* Begin *

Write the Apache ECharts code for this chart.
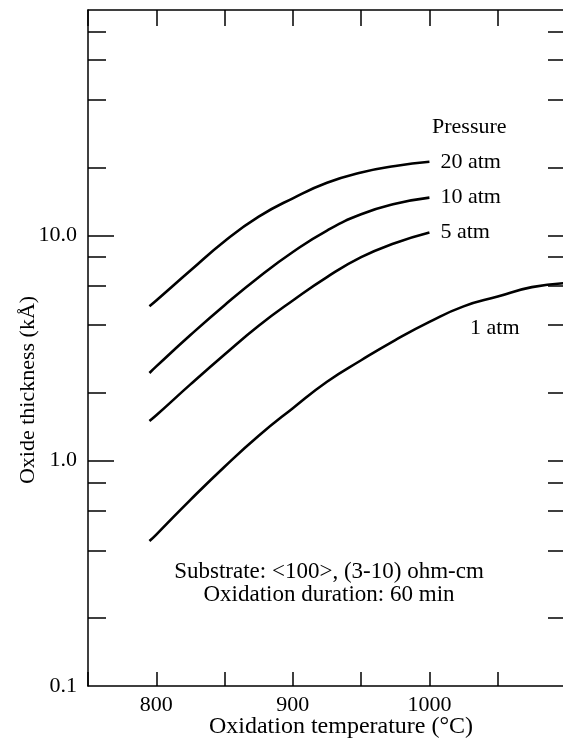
<!DOCTYPE html>
<html>
<head>
<meta charset="utf-8">
<script src="https://cdn.jsdelivr.net/npm/echarts@6/dist/echarts.min.js"></script>
<style>
  html, body { margin: 0; padding: 0; background: #fff; }
  #main { width: 563px; height: 739px; }
</style>
</head>
<body>
<div id="main"></div>
<script>
// temperatures (°C) where the curves were read
var temps = [795, 800, 825, 850, 875, 900, 925, 950, 975, 1000];
var tempsLong = [795, 800, 825, 850, 875, 900, 925, 950, 975, 1000, 1025, 1050, 1075, 1100];

// oxide thickness (kA) per pressure
var atm20 = [4.85, 5.14, 6.98, 9.42, 12.1, 14.6, 17.1, 19.0, 20.3, 21.2];
var atm10 = [2.45, 2.62, 3.61, 4.90, 6.52, 8.43, 10.5, 12.4, 13.8, 14.7];
var atm5 = [1.50, 1.59, 2.18, 2.96, 3.97, 5.14, 6.53, 8.0, 9.25, 10.3];
var atm1 = [0.44, 0.47, 0.67, 0.94, 1.29, 1.71, 2.24, 2.79, 3.43, 4.13, 4.84, 5.35, 5.89, 6.14];

// axis ticks
var xLabels = [800, 900, 1000];
var yMajor = [0.1, 1, 10];
var yMinor = [0.2, 0.4, 0.6, 0.8, 2, 4, 6, 8, 20, 40, 60, 80];
var yAll = [0.2, 0.4, 0.6, 0.8, 1, 2, 4, 6, 8, 10, 20, 40, 60, 80];

var font = 'Liberation Serif';

function pairs(xs, ys) {
    var rs = [];
    for (var i = 0; i < ys.length; i++) {
        rs.push([xs[i], ys[i]]);
    }
    return rs;
}

function curve(name, xs, ys, withLabel) {
    return {
        name: name,
        type: 'line',
        xAxisIndex: 0,
        yAxisIndex: 0,
        smooth: 0.5,
        showSymbol: false,
        lineStyle: { color: '#000', width: 2.6 },
        endLabel: {
            show: withLabel,
            formatter: '{a}',
            distance: 11,
            color: '#000',
            fontFamily: font,
            fontSize: 22
        },
        data: pairs(xs, ys)
    };
}

function txt(x, y, s, size, align, rot) {
    return {
        type: 'text',
        x: x,
        y: y,
        rotation: rot || 0,
        style: {
            text: s,
            fill: '#000',
            font: size + 'px "Liberation Serif"',
            align: align,
            verticalAlign: 'middle',
            lineHeight: 23
        }
    };
}

var chart = echarts.init(document.getElementById('main'));
chart.setOption({
    animation: false,
    backgroundColor: '#fff',
    grid: { left: 88, top: 10, right: -3, bottom: 53, containLabel: false, outerBoundsMode: 'none' },
    xAxis: [{
        type: 'value',
        position: 'bottom',
        min: 750,
        max: 1100,
        interval: 50,
        axisLine: { lineStyle: { color: '#000', width: 1.5 } },
        axisTick: { inside: true, length: 14, lineStyle: { color: '#000', width: 1.5 } },
        axisLabel: {
            color: '#000', fontFamily: font, fontSize: 22, margin: 8,
            formatter: function (v) { return xLabels.indexOf(v) >= 0 ? String(v) : ''; }
        },
        splitLine: { show: false }
    }, {
        type: 'value',
        position: 'top',
        min: 750,
        max: 1100,
        interval: 50,
        axisLine: { lineStyle: { color: '#000', width: 1.5 } },
        axisTick: { inside: true, length: 16, lineStyle: { color: '#000', width: 1.5 } },
        axisLabel: { show: false },
        splitLine: { show: false }
    }],
    yAxis: [{
        type: 'log',
        logBase: 10,
        position: 'left',
        min: 0.1,
        max: 100,
        axisLine: { lineStyle: { color: '#000', width: 1.5 } },
        axisTick: { inside: true, length: 26, customValues: [1, 10], lineStyle: { color: '#000', width: 1.5 } },
        axisLabel: {
            customValues: yMajor,
            color: '#000', fontFamily: font, fontSize: 22, margin: 11,
            formatter: function (v) { return Number(v).toFixed(1); }
        },
        splitLine: { show: false }
    }, {
        type: 'log',
        logBase: 10,
        position: 'left',
        min: 0.1,
        max: 100,
        axisLine: { show: false },
        axisTick: { inside: true, length: 18, customValues: yMinor, lineStyle: { color: '#000', width: 1.5 } },
        axisLabel: { show: false },
        splitLine: { show: false }
    }, {
        type: 'log',
        logBase: 10,
        position: 'right',
        min: 0.1,
        max: 100,
        axisLine: { lineStyle: { color: '#000', width: 1.5 } },
        axisTick: { inside: true, length: 18, customValues: yAll, lineStyle: { color: '#000', width: 1.5 } },
        axisLabel: { show: false },
        splitLine: { show: false }
    }],
    graphic: [
        txt(341, 727, 'Oxidation temperature (°C)', 24, 'center'),
        txt(28, 390, 'Oxide thickness (kÅ)', 22, 'center', Math.PI / 2),
        txt(432, 127, 'Pressure', 22, 'left'),
        txt(470, 328, '1 atm', 22, 'left'),
        txt(329, 583, 'Substrate: <100>, (3-10) ohm-cm\nOxidation duration: 60 min', 23, 'center')
    ],
    series: [
        curve('20 atm', temps, atm20, true),
        curve('10 atm', temps, atm10, true),
        curve('5 atm', temps, atm5, true),
        curve('1 atm', tempsLong, atm1, false)
    ]
});
</script>
</body>
</html>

* End *

What to work on >> Print the listing above in full, exactly as written. Omit any pictures.

Written solution >>
Write the Apache ECharts code for this chart.
<!DOCTYPE html>
<html>
<head>
<meta charset="utf-8">
<script src="https://cdn.jsdelivr.net/npm/echarts@6/dist/echarts.min.js"></script>
<style>
  html, body { margin: 0; padding: 0; background: #fff; }
  #main { width: 563px; height: 739px; }
</style>
</head>
<body>
<div id="main"></div>
<script>
// temperatures (°C) where the curves were read
var temps = [795, 800, 825, 850, 875, 900, 925, 950, 975, 1000];
var tempsLong = [795, 800, 825, 850, 875, 900, 925, 950, 975, 1000, 1025, 1050, 1075, 1100];

// oxide thickness (kA) per pressure
var atm20 = [4.85, 5.14, 6.98, 9.42, 12.1, 14.6, 17.1, 19.0, 20.3, 21.2];
var atm10 = [2.45, 2.62, 3.61, 4.90, 6.52, 8.43, 10.5, 12.4, 13.8, 14.7];
var atm5 = [1.50, 1.59, 2.18, 2.96, 3.97, 5.14, 6.53, 8.0, 9.25, 10.3];
var atm1 = [0.44, 0.47, 0.67, 0.94, 1.29, 1.71, 2.24, 2.79, 3.43, 4.13, 4.84, 5.35, 5.89, 6.14];

// axis ticks
var xLabels = [800, 900, 1000];
var yMajor = [0.1, 1, 10];
var yMinor = [0.2, 0.4, 0.6, 0.8, 2, 4, 6, 8, 20, 40, 60, 80];
var yAll = [0.2, 0.4, 0.6, 0.8, 1, 2, 4, 6, 8, 10, 20, 40, 60, 80];

var font = 'Liberation Serif';

function pairs(xs, ys) {
    var rs = [];
    for (var i = 0; i < ys.length; i++) {
        rs.push([xs[i], ys[i]]);
    }
    return rs;
}

function curve(name, xs, ys, withLabel) {
    return {
        name: name,
        type: 'line',
        xAxisIndex: 0,
        yAxisIndex: 0,
        smooth: 0.5,
        showSymbol: false,
        lineStyle: { color: '#000', width: 2.6 },
        endLabel: {
            show: withLabel,
            formatter: '{a}',
            distance: 11,
            color: '#000',
            fontFamily: font,
            fontSize: 22
        },
        data: pairs(xs, ys)
    };
}

function txt(x, y, s, size, align, rot) {
    return {
        type: 'text',
        x: x,
        y: y,
        rotation: rot || 0,
        style: {
            text: s,
            fill: '#000',
            font: size + 'px "Liberation Serif"',
            align: align,
            verticalAlign: 'middle',
            lineHeight: 23
        }
    };
}

var chart = echarts.init(document.getElementById('main'));
chart.setOption({
    animation: false,
    backgroundColor: '#fff',
    grid: { left: 88, top: 10, right: -3, bottom: 53, containLabel: false, outerBoundsMode: 'none' },
    xAxis: [{
        type: 'value',
        position: 'bottom',
        min: 750,
        max: 1100,
        interval: 50,
        axisLine: { lineStyle: { color: '#000', width: 1.5 } },
        axisTick: { inside: true, length: 14, lineStyle: { color: '#000', width: 1.5 } },
        axisLabel: {
            color: '#000', fontFamily: font, fontSize: 22, margin: 8,
            formatter: function (v) { return xLabels.indexOf(v) >= 0 ? String(v) : ''; }
        },
        splitLine: { show: false }
    }, {
        type: 'value',
        position: 'top',
        min: 750,
        max: 1100,
        interval: 50,
        axisLine: { lineStyle: { color: '#000', width: 1.5 } },
        axisTick: { inside: true, length: 16, lineStyle: { color: '#000', width: 1.5 } },
        axisLabel: { show: false },
        splitLine: { show: false }
    }],
    yAxis: [{
        type: 'log',
        logBase: 10,
        position: 'left',
        min: 0.1,
        max: 100,
        axisLine: { lineStyle: { color: '#000', width: 1.5 } },
        axisTick: { inside: true, length: 26, customValues: [1, 10], lineStyle: { color: '#000', width: 1.5 } },
        axisLabel: {
            customValues: yMajor,
            color: '#000', fontFamily: font, fontSize: 22, margin: 11,
            formatter: function (v) { return Number(v).toFixed(1); }
        },
        splitLine: { show: false }
    }, {
        type: 'log',
        logBase: 10,
        position: 'left',
        min: 0.1,
        max: 100,
        axisLine: { show: false },
        axisTick: { inside: true, length: 18, customValues: yMinor, lineStyle: { color: '#000', width: 1.5 } },
        axisLabel: { show: false },
        splitLine: { show: false }
    }, {
        type: 'log',
        logBase: 10,
        position: 'right',
        min: 0.1,
        max: 100,
        axisLine: { lineStyle: { color: '#000', width: 1.5 } },
        axisTick: { inside: true, length: 18, customValues: yAll, lineStyle: { color: '#000', width: 1.5 } },
        axisLabel: { show: false },
        splitLine: { show: false }
    }],
    graphic: [
        txt(341, 727, 'Oxidation temperature (°C)', 24, 'center'),
        txt(28, 390, 'Oxide thickness (kÅ)', 22, 'center', Math.PI / 2),
        txt(432, 127, 'Pressure', 22, 'left'),
        txt(470, 328, '1 atm', 22, 'left'),
        txt(329, 583, 'Substrate: <100>, (3-10) ohm-cm\nOxidation duration: 60 min', 23, 'center')
    ],
    series: [
        curve('20 atm', temps, atm20, true),
        curve('10 atm', temps, atm10, true),
        curve('5 atm', temps, atm5, true),
        curve('1 atm', tempsLong, atm1, false)
    ]
});
</script>
</body>
</html>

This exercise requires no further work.